When HSMS principles are genuinely embedded in how an organization operates, the outcomes extend well beyond compliance. Incident rates go down. Workers feel safer and more engaged. Operational disruptions caused by injuries or equipment damage decrease. And organizations are better positioned to respond when unexpected situations arise.
Research consistently shows that organizations with mature safety management systems outperform those that treat safety as a compliance function. The principles are what separate a system that works from one that exists only on paper.
The role of health and safety management software has also grown significantly - helping organizations apply these principles consistently across sites, teams, and geographies without relying on manual processes.
Implementing HSMS Principles With the Right Support
Putting these principles into practice requires more than policy documents. It requires processes, tools, and people working together.
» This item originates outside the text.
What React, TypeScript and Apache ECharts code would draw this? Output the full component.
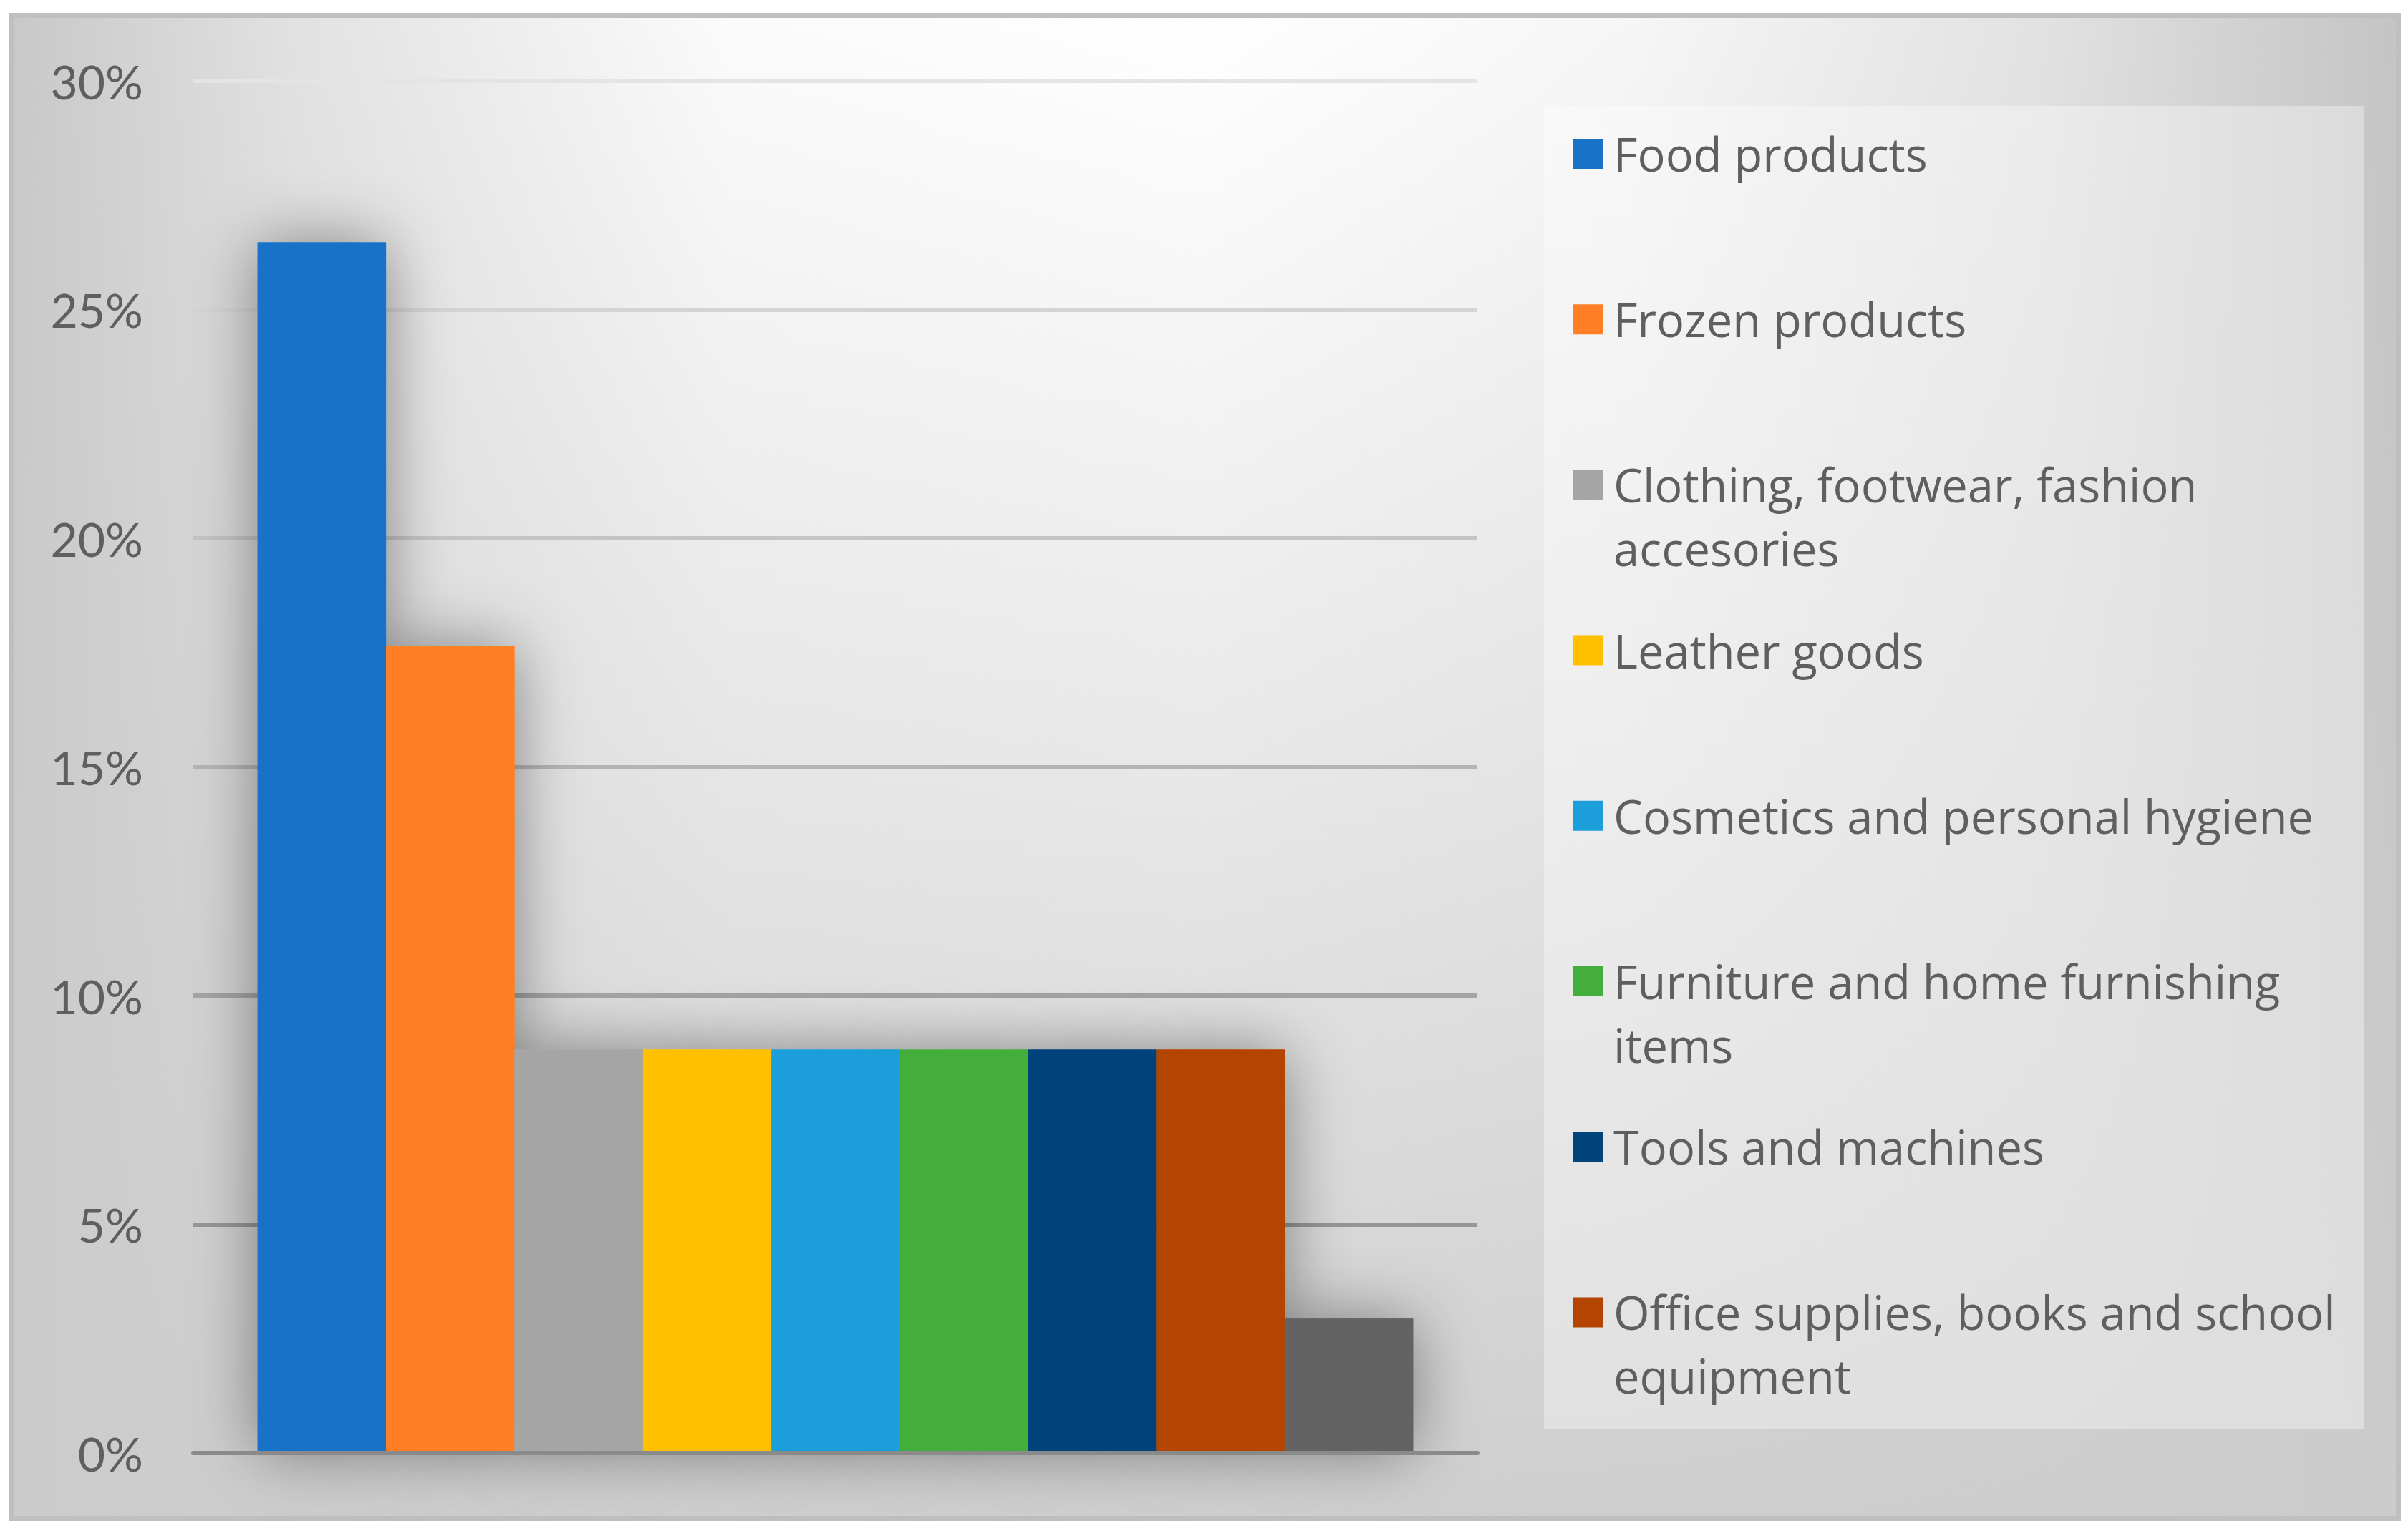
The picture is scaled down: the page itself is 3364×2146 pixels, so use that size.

Effivity's occupational health and safety management system software is designed to help organizations operationalize HSMS principles - from risk assessments and audit management to incident tracking and corrective actions.
If you are ready to move from principles to practice, Get a Free Personalized Demo to see how Effivity supports your safety management goals.
Frequently Asked Questions
The main HSMS principles include leadership commitment, worker participation, risk-based thinking, prevention, legal compliance, continual improvement, and evidence-based decision making.
Principles are the guiding values behind a system, while elements are the specific components - like hazard identification or incident reporting - that make up the system's structure.
ISO 45001 is built on HSMS principles, but the standard adds specific requirements and documentation obligations that go beyond principles alone.
Leadership commitment is widely considered foundational - without it, other principles are difficult to sustain across the organization.